_WRITTEN INSTRUCTION:_ Please transcribe the data that follows without the pictures, keeping every word the same.

_DATA:_
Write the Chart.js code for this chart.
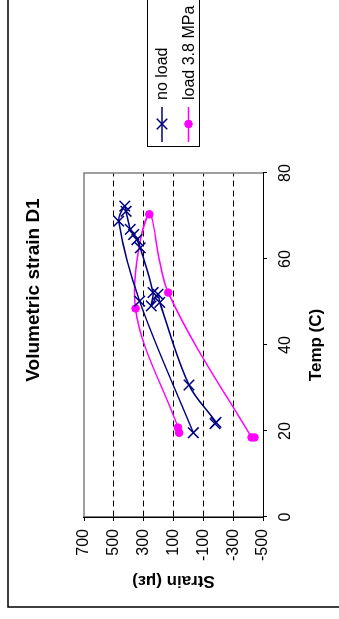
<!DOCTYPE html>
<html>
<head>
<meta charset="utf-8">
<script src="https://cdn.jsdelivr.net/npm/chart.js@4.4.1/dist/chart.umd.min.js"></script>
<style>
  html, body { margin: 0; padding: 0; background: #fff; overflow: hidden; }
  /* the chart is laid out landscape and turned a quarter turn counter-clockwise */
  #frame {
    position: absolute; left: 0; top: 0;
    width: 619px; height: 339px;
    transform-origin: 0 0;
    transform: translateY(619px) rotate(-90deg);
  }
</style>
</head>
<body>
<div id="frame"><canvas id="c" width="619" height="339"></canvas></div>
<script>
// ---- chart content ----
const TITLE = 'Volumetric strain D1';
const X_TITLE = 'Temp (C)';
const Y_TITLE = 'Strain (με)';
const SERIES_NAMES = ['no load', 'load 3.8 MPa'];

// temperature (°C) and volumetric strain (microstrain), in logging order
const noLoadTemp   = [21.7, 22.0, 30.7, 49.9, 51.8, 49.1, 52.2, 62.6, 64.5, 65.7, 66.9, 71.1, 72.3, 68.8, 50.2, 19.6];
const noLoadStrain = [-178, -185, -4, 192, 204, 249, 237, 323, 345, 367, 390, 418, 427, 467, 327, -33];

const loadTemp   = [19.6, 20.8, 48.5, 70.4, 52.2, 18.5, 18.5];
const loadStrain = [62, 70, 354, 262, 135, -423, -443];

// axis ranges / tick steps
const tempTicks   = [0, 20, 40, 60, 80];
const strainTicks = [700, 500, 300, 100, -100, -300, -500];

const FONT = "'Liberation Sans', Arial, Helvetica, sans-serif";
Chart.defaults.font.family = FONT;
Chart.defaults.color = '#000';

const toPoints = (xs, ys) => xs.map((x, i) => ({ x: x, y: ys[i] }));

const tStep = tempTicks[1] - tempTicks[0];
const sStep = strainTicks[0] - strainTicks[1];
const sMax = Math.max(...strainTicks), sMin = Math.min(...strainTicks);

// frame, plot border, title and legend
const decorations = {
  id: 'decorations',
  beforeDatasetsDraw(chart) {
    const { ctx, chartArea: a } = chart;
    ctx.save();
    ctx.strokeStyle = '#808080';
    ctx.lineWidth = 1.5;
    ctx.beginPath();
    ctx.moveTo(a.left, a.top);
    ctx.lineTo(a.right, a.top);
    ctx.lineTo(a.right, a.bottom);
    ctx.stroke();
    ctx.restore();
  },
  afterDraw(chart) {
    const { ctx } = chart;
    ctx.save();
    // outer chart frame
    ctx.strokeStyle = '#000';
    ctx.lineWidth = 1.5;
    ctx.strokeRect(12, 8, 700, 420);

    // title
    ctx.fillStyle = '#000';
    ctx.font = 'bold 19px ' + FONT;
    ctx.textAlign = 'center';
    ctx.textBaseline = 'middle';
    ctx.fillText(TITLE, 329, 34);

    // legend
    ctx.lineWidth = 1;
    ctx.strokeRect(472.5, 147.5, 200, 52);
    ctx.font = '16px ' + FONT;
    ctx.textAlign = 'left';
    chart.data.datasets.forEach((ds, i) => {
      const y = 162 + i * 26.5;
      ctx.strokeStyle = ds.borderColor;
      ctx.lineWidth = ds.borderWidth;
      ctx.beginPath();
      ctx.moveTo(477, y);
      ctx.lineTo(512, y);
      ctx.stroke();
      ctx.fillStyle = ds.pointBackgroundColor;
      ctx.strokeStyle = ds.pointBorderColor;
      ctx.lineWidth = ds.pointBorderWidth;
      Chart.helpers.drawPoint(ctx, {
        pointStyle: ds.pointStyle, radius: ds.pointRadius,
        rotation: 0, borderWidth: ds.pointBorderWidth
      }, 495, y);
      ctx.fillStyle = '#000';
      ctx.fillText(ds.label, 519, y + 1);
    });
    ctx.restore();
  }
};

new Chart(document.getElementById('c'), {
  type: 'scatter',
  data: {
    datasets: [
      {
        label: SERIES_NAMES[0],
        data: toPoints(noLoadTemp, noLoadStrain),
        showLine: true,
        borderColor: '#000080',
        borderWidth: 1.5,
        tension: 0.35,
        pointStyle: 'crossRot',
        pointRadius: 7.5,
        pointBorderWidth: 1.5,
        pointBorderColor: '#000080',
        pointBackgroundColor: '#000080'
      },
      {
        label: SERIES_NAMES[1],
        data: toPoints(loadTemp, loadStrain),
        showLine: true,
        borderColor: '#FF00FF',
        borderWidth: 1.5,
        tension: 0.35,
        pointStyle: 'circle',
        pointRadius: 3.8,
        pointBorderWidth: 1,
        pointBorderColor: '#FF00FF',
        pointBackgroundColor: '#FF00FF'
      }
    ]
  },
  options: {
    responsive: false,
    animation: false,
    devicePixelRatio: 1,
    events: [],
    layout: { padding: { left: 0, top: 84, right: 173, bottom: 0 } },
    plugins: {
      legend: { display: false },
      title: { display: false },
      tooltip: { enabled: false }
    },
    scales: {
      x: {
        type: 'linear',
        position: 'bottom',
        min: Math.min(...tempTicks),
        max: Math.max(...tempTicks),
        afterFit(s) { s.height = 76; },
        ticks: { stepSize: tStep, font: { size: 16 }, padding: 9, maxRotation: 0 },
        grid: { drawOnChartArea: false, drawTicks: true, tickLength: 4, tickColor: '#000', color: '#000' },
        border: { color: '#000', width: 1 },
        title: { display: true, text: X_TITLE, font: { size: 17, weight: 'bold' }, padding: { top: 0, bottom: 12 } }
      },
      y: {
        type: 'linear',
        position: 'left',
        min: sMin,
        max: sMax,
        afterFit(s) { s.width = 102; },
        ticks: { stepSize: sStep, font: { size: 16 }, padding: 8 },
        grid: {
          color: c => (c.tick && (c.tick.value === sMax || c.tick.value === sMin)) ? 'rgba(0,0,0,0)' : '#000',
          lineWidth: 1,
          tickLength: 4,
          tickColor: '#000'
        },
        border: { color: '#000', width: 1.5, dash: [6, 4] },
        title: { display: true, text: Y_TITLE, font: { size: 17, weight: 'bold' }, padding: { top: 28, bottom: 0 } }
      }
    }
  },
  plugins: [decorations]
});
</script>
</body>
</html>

_RESULT FOR THIS TASK:_
Write the Chart.js code for this chart.
<!DOCTYPE html>
<html>
<head>
<meta charset="utf-8">
<script src="https://cdn.jsdelivr.net/npm/chart.js@4.4.1/dist/chart.umd.min.js"></script>
<style>
  html, body { margin: 0; padding: 0; background: #fff; overflow: hidden; }
  /* the chart is laid out landscape and turned a quarter turn counter-clockwise */
  #frame {
    position: absolute; left: 0; top: 0;
    width: 619px; height: 339px;
    transform-origin: 0 0;
    transform: translateY(619px) rotate(-90deg);
  }
</style>
</head>
<body>
<div id="frame"><canvas id="c" width="619" height="339"></canvas></div>
<script>
// ---- chart content ----
const TITLE = 'Volumetric strain D1';
const X_TITLE = 'Temp (C)';
const Y_TITLE = 'Strain (με)';
const SERIES_NAMES = ['no load', 'load 3.8 MPa'];

// temperature (°C) and volumetric strain (microstrain), in logging order
const noLoadTemp   = [21.7, 22.0, 30.7, 49.9, 51.8, 49.1, 52.2, 62.6, 64.5, 65.7, 66.9, 71.1, 72.3, 68.8, 50.2, 19.6];
const noLoadStrain = [-178, -185, -4, 192, 204, 249, 237, 323, 345, 367, 390, 418, 427, 467, 327, -33];

const loadTemp   = [19.6, 20.8, 48.5, 70.4, 52.2, 18.5, 18.5];
const loadStrain = [62, 70, 354, 262, 135, -423, -443];

// axis ranges / tick steps
const tempTicks   = [0, 20, 40, 60, 80];
const strainTicks = [700, 500, 300, 100, -100, -300, -500];

const FONT = "'Liberation Sans', Arial, Helvetica, sans-serif";
Chart.defaults.font.family = FONT;
Chart.defaults.color = '#000';

const toPoints = (xs, ys) => xs.map((x, i) => ({ x: x, y: ys[i] }));

const tStep = tempTicks[1] - tempTicks[0];
const sStep = strainTicks[0] - strainTicks[1];
const sMax = Math.max(...strainTicks), sMin = Math.min(...strainTicks);

// frame, plot border, title and legend
const decorations = {
  id: 'decorations',
  beforeDatasetsDraw(chart) {
    const { ctx, chartArea: a } = chart;
    ctx.save();
    ctx.strokeStyle = '#808080';
    ctx.lineWidth = 1.5;
    ctx.beginPath();
    ctx.moveTo(a.left, a.top);
    ctx.lineTo(a.right, a.top);
    ctx.lineTo(a.right, a.bottom);
    ctx.stroke();
    ctx.restore();
  },
  afterDraw(chart) {
    const { ctx } = chart;
    ctx.save();
    // outer chart frame
    ctx.strokeStyle = '#000';
    ctx.lineWidth = 1.5;
    ctx.strokeRect(12, 8, 700, 420);

    // title
    ctx.fillStyle = '#000';
    ctx.font = 'bold 19px ' + FONT;
    ctx.textAlign = 'center';
    ctx.textBaseline = 'middle';
    ctx.fillText(TITLE, 329, 34);

    // legend
    ctx.lineWidth = 1;
    ctx.strokeRect(472.5, 147.5, 200, 52);
    ctx.font = '16px ' + FONT;
    ctx.textAlign = 'left';
    chart.data.datasets.forEach((ds, i) => {
      const y = 162 + i * 26.5;
      ctx.strokeStyle = ds.borderColor;
      ctx.lineWidth = ds.borderWidth;
      ctx.beginPath();
      ctx.moveTo(477, y);
      ctx.lineTo(512, y);
      ctx.stroke();
      ctx.fillStyle = ds.pointBackgroundColor;
      ctx.strokeStyle = ds.pointBorderColor;
      ctx.lineWidth = ds.pointBorderWidth;
      Chart.helpers.drawPoint(ctx, {
        pointStyle: ds.pointStyle, radius: ds.pointRadius,
        rotation: 0, borderWidth: ds.pointBorderWidth
      }, 495, y);
      ctx.fillStyle = '#000';
      ctx.fillText(ds.label, 519, y + 1);
    });
    ctx.restore();
  }
};

new Chart(document.getElementById('c'), {
  type: 'scatter',
  data: {
    datasets: [
      {
        label: SERIES_NAMES[0],
        data: toPoints(noLoadTemp, noLoadStrain),
        showLine: true,
        borderColor: '#000080',
        borderWidth: 1.5,
        tension: 0.35,
        pointStyle: 'crossRot',
        pointRadius: 7.5,
        pointBorderWidth: 1.5,
        pointBorderColor: '#000080',
        pointBackgroundColor: '#000080'
      },
      {
        label: SERIES_NAMES[1],
        data: toPoints(loadTemp, loadStrain),
        showLine: true,
        borderColor: '#FF00FF',
        borderWidth: 1.5,
        tension: 0.35,
        pointStyle: 'circle',
        pointRadius: 3.8,
        pointBorderWidth: 1,
        pointBorderColor: '#FF00FF',
        pointBackgroundColor: '#FF00FF'
      }
    ]
  },
  options: {
    responsive: false,
    animation: false,
    devicePixelRatio: 1,
    events: [],
    layout: { padding: { left: 0, top: 84, right: 173, bottom: 0 } },
    plugins: {
      legend: { display: false },
      title: { display: false },
      tooltip: { enabled: false }
    },
    scales: {
      x: {
        type: 'linear',
        position: 'bottom',
        min: Math.min(...tempTicks),
        max: Math.max(...tempTicks),
        afterFit(s) { s.height = 76; },
        ticks: { stepSize: tStep, font: { size: 16 }, padding: 9, maxRotation: 0 },
        grid: { drawOnChartArea: false, drawTicks: true, tickLength: 4, tickColor: '#000', color: '#000' },
        border: { color: '#000', width: 1 },
        title: { display: true, text: X_TITLE, font: { size: 17, weight: 'bold' }, padding: { top: 0, bottom: 12 } }
      },
      y: {
        type: 'linear',
        position: 'left',
        min: sMin,
        max: sMax,
        afterFit(s) { s.width = 102; },
        ticks: { stepSize: sStep, font: { size: 16 }, padding: 8 },
        grid: {
          color: c => (c.tick && (c.tick.value === sMax || c.tick.value === sMin)) ? 'rgba(0,0,0,0)' : '#000',
          lineWidth: 1,
          tickLength: 4,
          tickColor: '#000'
        },
        border: { color: '#000', width: 1.5, dash: [6, 4] },
        title: { display: true, text: Y_TITLE, font: { size: 17, weight: 'bold' }, padding: { top: 28, bottom: 0 } }
      }
    }
  },
  plugins: [decorations]
});
</script>
</body>
</html>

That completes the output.